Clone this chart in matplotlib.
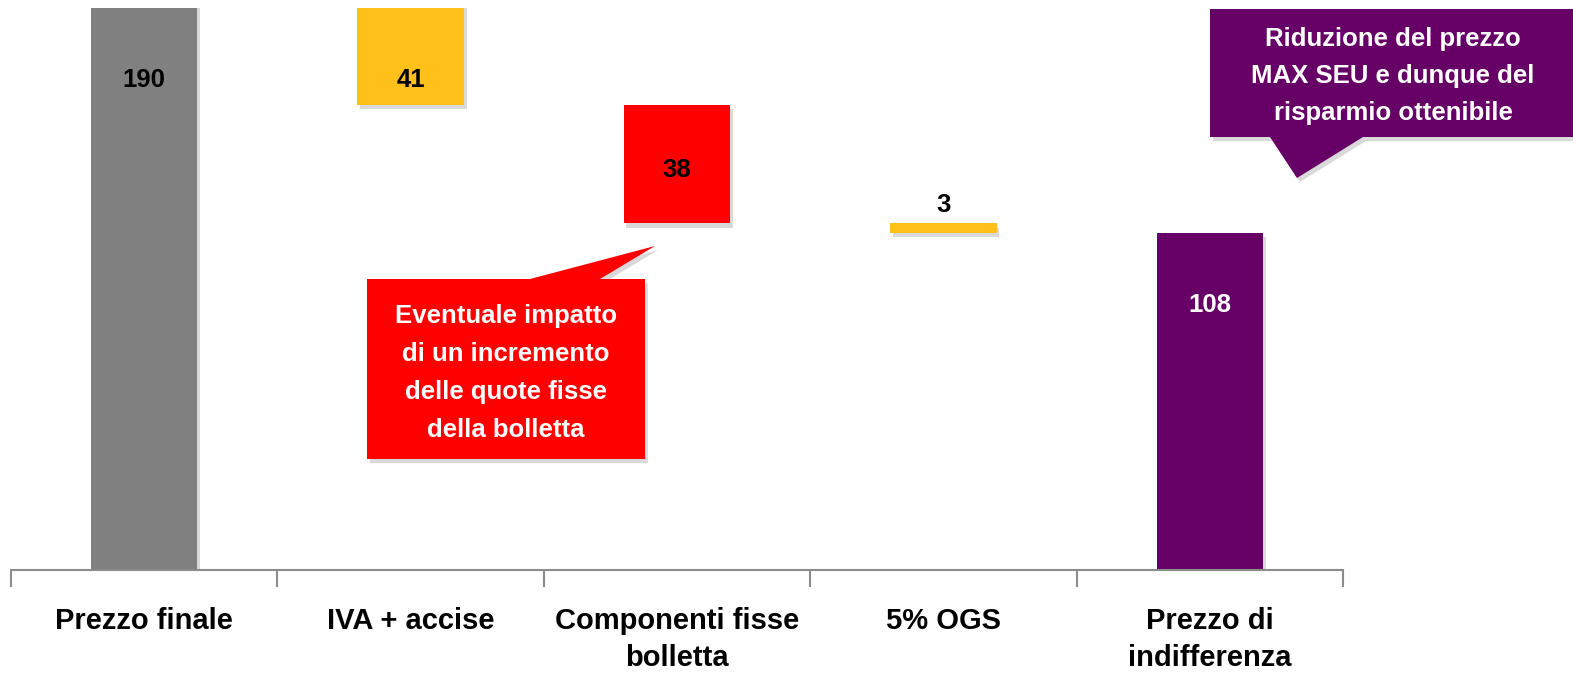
import matplotlib.pyplot as plt
import matplotlib.patheffects as pe
from matplotlib.patches import Polygon

# dati della cascata
categorie = ['Prezzo finale', 'IVA + accise', 'Componenti fisse\nbolletta', '5% OGS', 'Prezzo di\nindifferenza']
valori = [190, 41, 38, 3, 108]
colori = ['#808080', '#FFC01A', '#FF0000', '#FFC01A', '#660066']
col_testo = ['black', 'black', 'black', 'black', 'white']

# base di ogni barra: totali da zero, variazioni appese al livello precedente
basi = [0]
livello = valori[0]
for v in valori[1:-1]:
    livello -= v
    basi.append(livello)
basi.append(0)

nota_rossa = 'Eventuale impatto\ndi un incremento\ndelle quote fisse\ndella bolletta'
nota_viola = 'Riduzione del prezzo\nMAX SEU e dunque del\nrisparmio ottenibile'

plt.rcParams['font.family'] = ['Liberation Sans', 'DejaVu Sans']
plt.rcParams['font.weight'] = 'bold'

W, H = 1573, 673
fig = plt.figure(figsize=(W / 100, H / 100), dpi=100)
ax = fig.add_axes([11 / W, (H - 570) / H, 1332 / W, 562 / H])

ombra = [pe.SimplePatchShadow(offset=(2, -3), alpha=0.22, shadow_rgbFace='#555555'), pe.Normal()]
x = range(len(valori))
barre = ax.bar(x, valori, bottom=basi, width=0.4, color=colori, zorder=2)
for b in barre:
    b.set_path_effects(ombra)

ax.set_xlim(-0.5, 4.5)
ax.set_ylim(0, 180)

# etichette valore
pos_etichette = [157, 157, 128, 117, 85]
for i, v in enumerate(valori):
    ax.text(i, pos_etichette[i], str(v), ha='center', va='center', fontsize=18.5,
            fontweight='bold', color=col_testo[i], zorder=3)

# asse x con tacche tra le categorie
for s in ['top', 'right', 'left']:
    ax.spines[s].set_visible(False)
ax.spines['bottom'].set_color('#8c8c8c')
ax.spines['bottom'].set_linewidth(1.5)
ax.set_yticks([])
ax.set_xticks([i - 0.5 for i in range(len(valori) + 1)])
ax.set_xticklabels([])
ax.tick_params(axis='x', length=12, width=1.5, color='#8c8c8c', direction='out')
for i, c in enumerate(categorie):
    ax.text(i, -0.065, c, transform=ax.get_xaxis_transform(), ha='center', va='top',
            fontsize=21, fontweight='bold', linespacing=1.45, clip_on=False)


def px(punti):
    return [(a / W, 1 - b / H) for a, b in punti]


# richiamo rosso
rosso = Polygon(px([(367, 279), (530, 279), (655, 246), (600, 279), (645, 279),
                    (645, 459), (367, 459)]), closed=True, facecolor='#FF0000',
                edgecolor='none', transform=fig.transFigure, zorder=5)
rosso.set_path_effects(ombra)
fig.add_artist(rosso)
fig.text(506 / W, 1 - 373 / H, nota_rossa, ha='center', va='center', color='white',
         fontsize=18.5, fontweight='bold', linespacing=1.75, zorder=6)

# richiamo viola
viola = Polygon(px([(1210, 9), (1580, 9), (1580, 137), (1363, 137), (1297, 178),
                    (1270, 137), (1210, 137)]), closed=True, facecolor='#660066',
                edgecolor='none', transform=fig.transFigure, zorder=5)
viola.set_path_effects(ombra)
fig.add_artist(viola)
fig.text(1393 / W, 1 - 76 / H, nota_viola, ha='center', va='center', color='white',
         fontsize=18.5, fontweight='bold', linespacing=1.7, zorder=6)

fig.savefig('out.png', dpi=100)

——————

**Exercise directions:**
Set the lines above down again, word for word, from the first through the one containing "nota_viola = 'Riduzione"; pictures excluded.

**Task answer:**
Clone this chart in matplotlib.
import matplotlib.pyplot as plt
import matplotlib.patheffects as pe
from matplotlib.patches import Polygon

# dati della cascata
categorie = ['Prezzo finale', 'IVA + accise', 'Componenti fisse\nbolletta', '5% OGS', 'Prezzo di\nindifferenza']
valori = [190, 41, 38, 3, 108]
colori = ['#808080', '#FFC01A', '#FF0000', '#FFC01A', '#660066']
col_testo = ['black', 'black', 'black', 'black', 'white']

# base di ogni barra: totali da zero, variazioni appese al livello precedente
basi = [0]
livello = valori[0]
for v in valori[1:-1]:
    livello -= v
    basi.append(livello)
basi.append(0)

nota_rossa = 'Eventuale impatto\ndi un incremento\ndelle quote fisse\ndella bolletta'
nota_viola = 'Riduzione del prezzo\nMAX SEU e dunque del\nrisparmio ottenibile'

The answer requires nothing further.